Rustic Potato Dinner Rolls Recipe
Rustic Potato Dinner Rolls
Light, fluffy, and buttery, these rolls are sure to become your new favorite. The starches in the russet potatoes break up the gluten in the flour, making for a softer, moister, more tender crumb. We leave the skins on and add fresh chopped rosemary to keep these rolls rustic.
- 2 small russet potatoes (about 1 pound), scrubbed, cut into 3/4-inch pieces
- 2 teaspoons active dry yeast
- 1 tablespoon granulated sugar
- 1 tablespoon chopped fresh rosemary needles
- 3 tablespoons unsalted butter, melted
- 2 large eggs, divided use
- 2 1/4 cups bread flour
- 1 1/2 teaspoons kosher salt
- Place potatoes in a medium pot. Cover with water. Do not salt. Bring to simmer and cook until fork-tender, about 8 to 10 minutes. Use a slotted spoon or mesh spider to transfer potatoes to strainer. Drain thoroughly. Reserve starchy water in pot. Allow both potatoes and water to cool until lukewarm.
- Transfer potatoes to a bowl and lightly mash with a fork or potato masher.
- Add 5 tablespoons warm potato water to bowl of electric mixer. Whisk in yeast and sugar. Let stand 5 minutes until frothy.
- Add potato mash, chopped rosemary, melted butter and 1 egg. Mix to combine.
- Add flour and salt. Use dough hook to mix on low until combined. Increase speed to medium and continue mixing 6 to 8 minutes until a smooth, sticky dough forms.
- Cover bowl and let rise 30 minutes. Transfer to fridge 4 hours or up to overnight.
- Set rack in center of oven and preheat to 400°F. Lightly grease an 11 x 14-inch baking dish. Line with parchment paper.
- Turn dough out onto a lightly floured surface. Portion into 12 equal pieces and roll each into a ball. Arrange in prepared baking dish. Cover with a damp towel and let rise 30 to 60 minutes until doubled in size.
- Beat remaining egg. Brush rolls with egg and bake 20 to 25 minutes until deeply golden and interior registers 190°F on a probe thermometer.
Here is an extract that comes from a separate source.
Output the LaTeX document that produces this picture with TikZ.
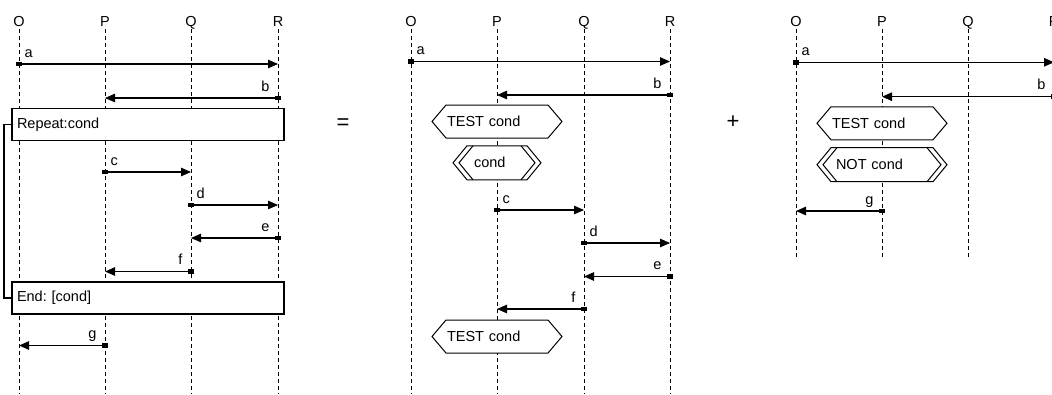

- Allow to cool 15 minutes before removing from baking dish. Serve warm.
- Cook’s Tip:
- This recipe will also work with leftover mashed potatoes! Simply replace the russet potatoes and butter with 1 1/2 cups tightly packed mashed potatoes. The potato water in step 2 can be replaced by regular room temperature water. It’s a great way to use up leftovers.